**STORED DATA**

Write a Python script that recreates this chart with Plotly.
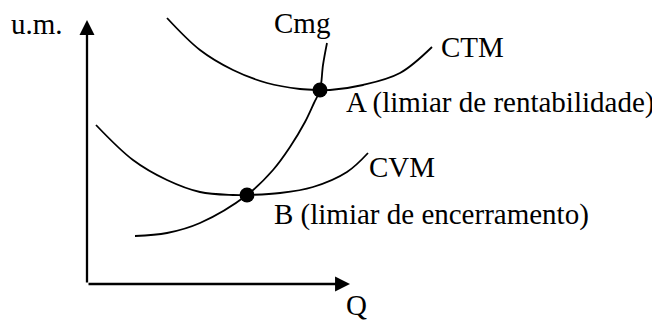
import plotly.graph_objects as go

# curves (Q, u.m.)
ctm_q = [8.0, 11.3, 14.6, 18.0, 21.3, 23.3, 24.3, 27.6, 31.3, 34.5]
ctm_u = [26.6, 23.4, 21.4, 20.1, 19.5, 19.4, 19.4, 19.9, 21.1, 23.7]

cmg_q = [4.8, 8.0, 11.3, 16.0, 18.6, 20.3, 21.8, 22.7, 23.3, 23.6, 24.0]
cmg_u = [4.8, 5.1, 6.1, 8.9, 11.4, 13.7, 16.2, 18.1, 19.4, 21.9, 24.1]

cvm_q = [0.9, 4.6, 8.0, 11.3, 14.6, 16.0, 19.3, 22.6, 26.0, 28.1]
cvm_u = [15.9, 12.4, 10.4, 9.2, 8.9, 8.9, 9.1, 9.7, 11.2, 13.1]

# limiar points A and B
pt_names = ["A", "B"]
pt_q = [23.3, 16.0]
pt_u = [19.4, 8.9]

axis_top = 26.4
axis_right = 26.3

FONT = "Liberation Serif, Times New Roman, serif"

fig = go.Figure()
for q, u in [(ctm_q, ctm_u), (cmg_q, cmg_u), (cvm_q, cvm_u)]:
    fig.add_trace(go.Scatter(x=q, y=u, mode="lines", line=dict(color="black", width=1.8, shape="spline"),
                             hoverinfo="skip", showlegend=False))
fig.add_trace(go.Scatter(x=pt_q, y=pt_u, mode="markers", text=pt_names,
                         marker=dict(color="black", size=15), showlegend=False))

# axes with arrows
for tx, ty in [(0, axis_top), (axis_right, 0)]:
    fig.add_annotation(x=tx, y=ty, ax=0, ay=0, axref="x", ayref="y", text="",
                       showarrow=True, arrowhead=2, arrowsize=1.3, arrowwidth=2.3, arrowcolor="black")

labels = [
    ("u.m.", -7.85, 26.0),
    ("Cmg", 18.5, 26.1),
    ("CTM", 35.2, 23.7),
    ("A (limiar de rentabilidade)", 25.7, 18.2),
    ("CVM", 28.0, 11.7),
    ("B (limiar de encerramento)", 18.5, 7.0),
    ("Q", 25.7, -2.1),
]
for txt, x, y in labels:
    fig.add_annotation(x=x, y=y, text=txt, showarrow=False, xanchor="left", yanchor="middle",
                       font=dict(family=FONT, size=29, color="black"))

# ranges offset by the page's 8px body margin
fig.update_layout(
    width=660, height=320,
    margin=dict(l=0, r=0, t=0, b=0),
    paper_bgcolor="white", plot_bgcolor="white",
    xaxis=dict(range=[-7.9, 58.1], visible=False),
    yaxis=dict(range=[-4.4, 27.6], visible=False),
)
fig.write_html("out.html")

**GIVEN TASK**
Repeat the material exactly as it reads, without any of its pictures.

**RESPONSE TO THIS EXERCISE**
Write a Python script that recreates this chart with Plotly.
import plotly.graph_objects as go

# curves (Q, u.m.)
ctm_q = [8.0, 11.3, 14.6, 18.0, 21.3, 23.3, 24.3, 27.6, 31.3, 34.5]
ctm_u = [26.6, 23.4, 21.4, 20.1, 19.5, 19.4, 19.4, 19.9, 21.1, 23.7]

cmg_q = [4.8, 8.0, 11.3, 16.0, 18.6, 20.3, 21.8, 22.7, 23.3, 23.6, 24.0]
cmg_u = [4.8, 5.1, 6.1, 8.9, 11.4, 13.7, 16.2, 18.1, 19.4, 21.9, 24.1]

cvm_q = [0.9, 4.6, 8.0, 11.3, 14.6, 16.0, 19.3, 22.6, 26.0, 28.1]
cvm_u = [15.9, 12.4, 10.4, 9.2, 8.9, 8.9, 9.1, 9.7, 11.2, 13.1]

# limiar points A and B
pt_names = ["A", "B"]
pt_q = [23.3, 16.0]
pt_u = [19.4, 8.9]

axis_top = 26.4
axis_right = 26.3

FONT = "Liberation Serif, Times New Roman, serif"

fig = go.Figure()
for q, u in [(ctm_q, ctm_u), (cmg_q, cmg_u), (cvm_q, cvm_u)]:
    fig.add_trace(go.Scatter(x=q, y=u, mode="lines", line=dict(color="black", width=1.8, shape="spline"),
                             hoverinfo="skip", showlegend=False))
fig.add_trace(go.Scatter(x=pt_q, y=pt_u, mode="markers", text=pt_names,
                         marker=dict(color="black", size=15), showlegend=False))

# axes with arrows
for tx, ty in [(0, axis_top), (axis_right, 0)]:
    fig.add_annotation(x=tx, y=ty, ax=0, ay=0, axref="x", ayref="y", text="",
                       showarrow=True, arrowhead=2, arrowsize=1.3, arrowwidth=2.3, arrowcolor="black")

labels = [
    ("u.m.", -7.85, 26.0),
    ("Cmg", 18.5, 26.1),
    ("CTM", 35.2, 23.7),
    ("A (limiar de rentabilidade)", 25.7, 18.2),
    ("CVM", 28.0, 11.7),
    ("B (limiar de encerramento)", 18.5, 7.0),
    ("Q", 25.7, -2.1),
]
for txt, x, y in labels:
    fig.add_annotation(x=x, y=y, text=txt, showarrow=False, xanchor="left", yanchor="middle",
                       font=dict(family=FONT, size=29, color="black"))

# ranges offset by the page's 8px body margin
fig.update_layout(
    width=660, height=320,
    margin=dict(l=0, r=0, t=0, b=0),
    paper_bgcolor="white", plot_bgcolor="white",
    xaxis=dict(range=[-7.9, 58.1], visible=False),
    yaxis=dict(range=[-4.4, 27.6], visible=False),
)
fig.write_html("out.html")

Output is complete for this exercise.